Thine altars. There was one great altar in the front of the tabernacle and the temple, on which the daily sacrifices of the Jews were to be made. But they were not forbidden to make altars also elsewhere, Ex 20:25. And hence they are mentioned as existing in other places, 1 Sa 7:17; 16:2,3; 1 Ki 18:30,32.
These were the altars of which Elijah complained as having been thrown down by the Jews; an act which was regarded as expressive of signal impiety.
I am left alone. I am the only prophet which is left alive. We are told that when Jezebel cut off the prophets of the Lord, Obadiah took a hundred of them and hid them in a cave, 1 Ki 18:4. But it is not improbable that they had been discovered and put to death by Ahab. The account which Obadiah gave Elijah when he met him, (1 Ki 18:13) seems to favour such a supposition.
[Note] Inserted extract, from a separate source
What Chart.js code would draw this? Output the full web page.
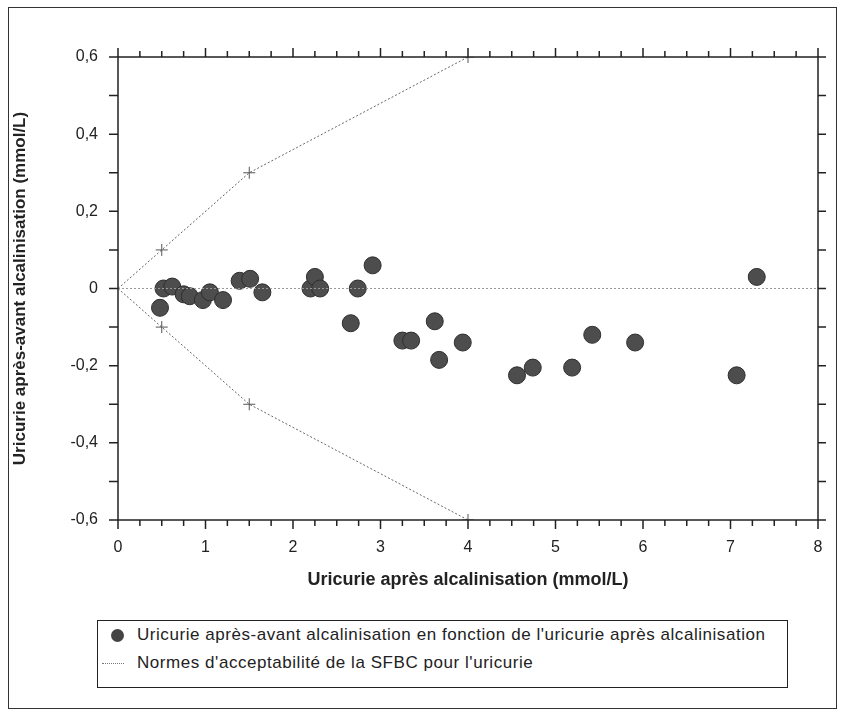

Seek my life. That is, Ahab and Jezebel seek to kill me. This they did because he had overcome and slain the prophets of Baal, 1 Ki 19:1,2. There could scarcely be conceived a time of greater distress and declension in religion than this. It has not often happened that so many things that were disheartening have occurred to the church at the same period of time. The prophets of God were slam; but one lonely man appeared to have zeal for true religion; the nation was running to idolatry; the civil rulers were criminally wicked, and were the leaders in the universal apostasy; and all the influences of wealth and power were setting in against the true religion to destroy it. It was natural that the solitary man of God should feel disheartened and lonely in this universal guilt; and should realize that he had no power to resist this tide of crime and calamities.